►

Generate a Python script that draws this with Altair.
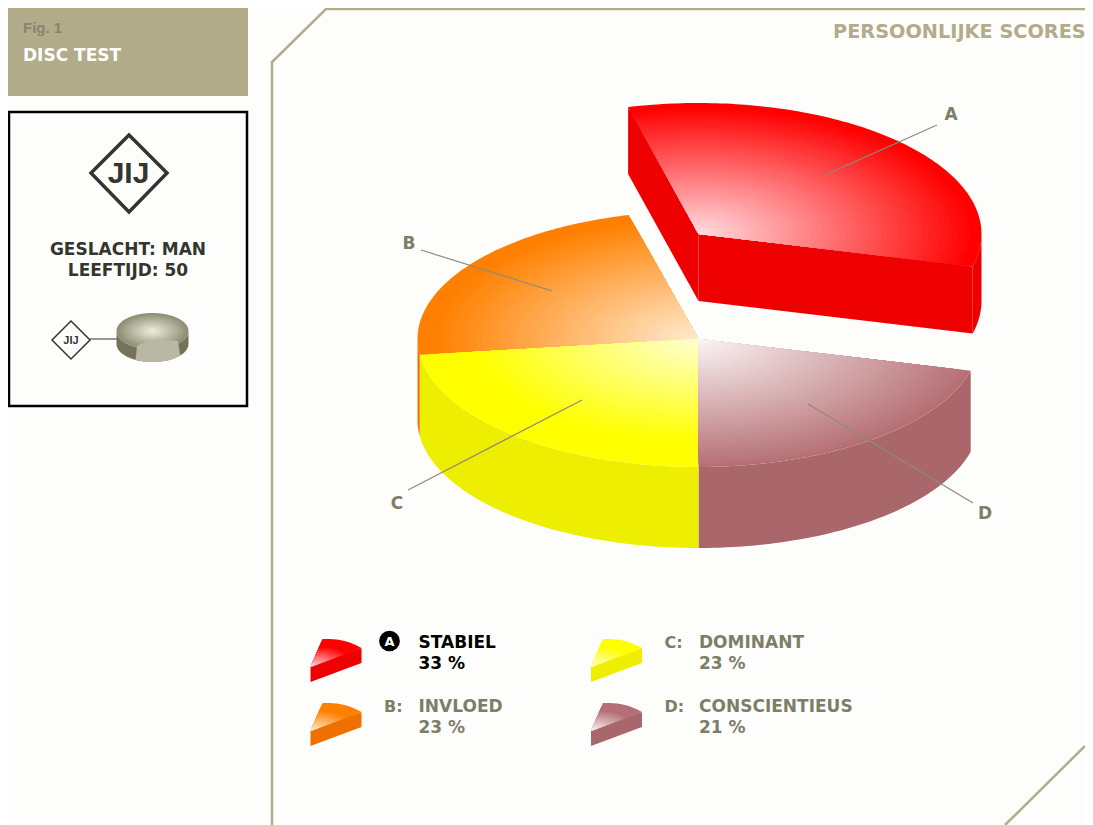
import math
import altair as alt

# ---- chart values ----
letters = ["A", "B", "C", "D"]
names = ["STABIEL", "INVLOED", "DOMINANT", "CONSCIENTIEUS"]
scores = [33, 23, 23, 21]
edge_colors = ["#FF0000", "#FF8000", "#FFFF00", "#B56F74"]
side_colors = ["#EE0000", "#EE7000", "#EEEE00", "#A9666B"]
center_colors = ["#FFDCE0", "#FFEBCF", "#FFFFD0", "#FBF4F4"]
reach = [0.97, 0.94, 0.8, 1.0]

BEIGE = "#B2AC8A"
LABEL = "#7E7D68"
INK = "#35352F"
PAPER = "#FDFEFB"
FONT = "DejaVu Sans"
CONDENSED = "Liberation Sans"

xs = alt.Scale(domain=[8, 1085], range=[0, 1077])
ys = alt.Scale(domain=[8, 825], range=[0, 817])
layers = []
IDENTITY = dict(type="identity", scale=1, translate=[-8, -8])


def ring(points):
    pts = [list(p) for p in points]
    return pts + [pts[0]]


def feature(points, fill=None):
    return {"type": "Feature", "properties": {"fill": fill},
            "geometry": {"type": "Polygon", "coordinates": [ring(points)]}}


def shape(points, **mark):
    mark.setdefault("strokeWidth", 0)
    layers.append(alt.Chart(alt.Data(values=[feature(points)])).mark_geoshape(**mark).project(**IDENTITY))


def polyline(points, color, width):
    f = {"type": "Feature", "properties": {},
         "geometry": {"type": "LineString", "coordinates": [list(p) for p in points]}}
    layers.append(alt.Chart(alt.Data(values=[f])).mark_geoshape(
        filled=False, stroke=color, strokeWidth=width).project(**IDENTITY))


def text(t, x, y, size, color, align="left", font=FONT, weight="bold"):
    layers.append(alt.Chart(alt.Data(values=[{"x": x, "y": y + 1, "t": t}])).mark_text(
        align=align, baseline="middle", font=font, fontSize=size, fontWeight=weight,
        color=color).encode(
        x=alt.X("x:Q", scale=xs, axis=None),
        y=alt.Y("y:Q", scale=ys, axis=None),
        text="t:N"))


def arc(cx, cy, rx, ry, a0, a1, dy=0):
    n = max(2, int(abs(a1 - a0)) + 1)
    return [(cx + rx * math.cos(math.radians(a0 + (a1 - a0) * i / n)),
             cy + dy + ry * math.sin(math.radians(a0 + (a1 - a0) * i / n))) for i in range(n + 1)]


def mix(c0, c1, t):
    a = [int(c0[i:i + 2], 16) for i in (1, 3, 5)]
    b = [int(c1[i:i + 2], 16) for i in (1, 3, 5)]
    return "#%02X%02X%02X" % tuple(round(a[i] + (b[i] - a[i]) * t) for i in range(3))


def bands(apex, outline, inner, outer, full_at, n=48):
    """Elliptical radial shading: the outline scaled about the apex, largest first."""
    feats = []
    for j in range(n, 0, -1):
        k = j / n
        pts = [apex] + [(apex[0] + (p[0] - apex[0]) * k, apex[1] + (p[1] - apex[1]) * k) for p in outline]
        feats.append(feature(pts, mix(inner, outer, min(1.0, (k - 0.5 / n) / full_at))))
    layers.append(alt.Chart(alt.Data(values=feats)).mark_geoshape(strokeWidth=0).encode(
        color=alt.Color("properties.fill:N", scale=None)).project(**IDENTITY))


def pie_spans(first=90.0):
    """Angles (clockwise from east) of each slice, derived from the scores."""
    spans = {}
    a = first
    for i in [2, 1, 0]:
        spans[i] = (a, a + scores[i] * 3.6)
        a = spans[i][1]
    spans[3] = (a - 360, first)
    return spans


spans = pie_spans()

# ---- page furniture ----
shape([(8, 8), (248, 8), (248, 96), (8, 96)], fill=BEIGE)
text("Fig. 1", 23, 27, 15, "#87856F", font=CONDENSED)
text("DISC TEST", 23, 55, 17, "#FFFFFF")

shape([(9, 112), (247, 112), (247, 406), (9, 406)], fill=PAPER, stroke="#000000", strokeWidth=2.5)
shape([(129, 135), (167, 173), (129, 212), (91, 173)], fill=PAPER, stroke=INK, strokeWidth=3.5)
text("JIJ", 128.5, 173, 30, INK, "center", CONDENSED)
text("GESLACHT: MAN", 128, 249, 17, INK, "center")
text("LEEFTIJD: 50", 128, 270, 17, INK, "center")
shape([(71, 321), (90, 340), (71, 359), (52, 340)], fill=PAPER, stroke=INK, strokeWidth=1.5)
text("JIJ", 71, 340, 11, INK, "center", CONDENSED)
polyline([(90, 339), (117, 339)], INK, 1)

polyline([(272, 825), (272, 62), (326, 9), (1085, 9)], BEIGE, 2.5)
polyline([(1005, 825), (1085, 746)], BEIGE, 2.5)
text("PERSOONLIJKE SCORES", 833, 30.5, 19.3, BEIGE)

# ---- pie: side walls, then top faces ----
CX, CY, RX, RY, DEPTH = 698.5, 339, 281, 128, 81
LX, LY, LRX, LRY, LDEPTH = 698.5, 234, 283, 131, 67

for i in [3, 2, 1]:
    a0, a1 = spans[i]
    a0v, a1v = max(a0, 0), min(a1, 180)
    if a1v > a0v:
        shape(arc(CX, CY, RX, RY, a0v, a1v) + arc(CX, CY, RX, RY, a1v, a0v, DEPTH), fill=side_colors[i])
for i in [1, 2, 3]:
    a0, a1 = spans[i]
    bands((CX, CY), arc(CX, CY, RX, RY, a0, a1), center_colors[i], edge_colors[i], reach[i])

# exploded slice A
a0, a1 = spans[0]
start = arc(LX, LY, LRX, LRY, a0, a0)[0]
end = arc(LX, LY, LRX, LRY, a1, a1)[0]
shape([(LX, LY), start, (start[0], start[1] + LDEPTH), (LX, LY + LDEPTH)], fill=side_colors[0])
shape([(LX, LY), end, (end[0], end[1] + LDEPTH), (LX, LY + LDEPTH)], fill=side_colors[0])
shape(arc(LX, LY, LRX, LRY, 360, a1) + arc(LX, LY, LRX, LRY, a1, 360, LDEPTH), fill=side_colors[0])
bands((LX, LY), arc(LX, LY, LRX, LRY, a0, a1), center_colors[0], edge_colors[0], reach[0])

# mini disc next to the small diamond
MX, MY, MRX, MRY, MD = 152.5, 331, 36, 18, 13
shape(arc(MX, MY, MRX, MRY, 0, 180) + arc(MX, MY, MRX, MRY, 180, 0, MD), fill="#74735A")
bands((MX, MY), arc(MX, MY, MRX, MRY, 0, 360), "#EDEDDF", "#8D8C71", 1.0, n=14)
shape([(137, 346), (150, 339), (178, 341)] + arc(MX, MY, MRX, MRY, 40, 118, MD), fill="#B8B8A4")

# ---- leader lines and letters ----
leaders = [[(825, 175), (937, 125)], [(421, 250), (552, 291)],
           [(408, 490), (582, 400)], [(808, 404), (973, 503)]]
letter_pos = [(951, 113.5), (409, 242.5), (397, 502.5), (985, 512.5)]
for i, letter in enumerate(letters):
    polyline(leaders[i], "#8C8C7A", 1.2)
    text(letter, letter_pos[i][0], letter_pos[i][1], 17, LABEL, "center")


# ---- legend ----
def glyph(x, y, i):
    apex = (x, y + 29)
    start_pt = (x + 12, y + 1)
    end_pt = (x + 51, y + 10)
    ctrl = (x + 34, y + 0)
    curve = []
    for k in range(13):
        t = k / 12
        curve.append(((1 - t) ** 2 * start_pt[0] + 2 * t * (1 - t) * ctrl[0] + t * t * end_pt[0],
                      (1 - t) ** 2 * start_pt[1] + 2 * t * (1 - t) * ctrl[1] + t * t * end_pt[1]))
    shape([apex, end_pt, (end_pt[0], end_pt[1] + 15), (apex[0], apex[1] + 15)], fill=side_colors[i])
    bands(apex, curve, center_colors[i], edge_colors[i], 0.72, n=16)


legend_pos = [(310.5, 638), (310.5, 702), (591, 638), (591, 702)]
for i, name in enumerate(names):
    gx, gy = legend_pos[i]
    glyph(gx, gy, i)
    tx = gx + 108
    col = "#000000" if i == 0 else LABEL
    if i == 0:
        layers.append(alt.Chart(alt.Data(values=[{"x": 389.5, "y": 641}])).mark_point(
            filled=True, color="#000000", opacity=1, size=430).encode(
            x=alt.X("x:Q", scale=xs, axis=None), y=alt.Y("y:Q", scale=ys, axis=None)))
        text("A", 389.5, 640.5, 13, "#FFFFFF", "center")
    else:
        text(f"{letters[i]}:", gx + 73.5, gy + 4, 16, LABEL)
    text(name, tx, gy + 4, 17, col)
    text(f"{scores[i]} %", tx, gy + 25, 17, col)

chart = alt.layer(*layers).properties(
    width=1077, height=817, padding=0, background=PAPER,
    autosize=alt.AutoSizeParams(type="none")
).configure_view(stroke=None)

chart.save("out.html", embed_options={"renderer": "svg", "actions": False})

◄

### What the exercise asks
Exactly reproduce the run of lines from the start of the listing through the line with "import altair as alt", inclusive; pictures are not copied.

### Output
Generate a Python script that draws this with Altair.
import math
import altair as alt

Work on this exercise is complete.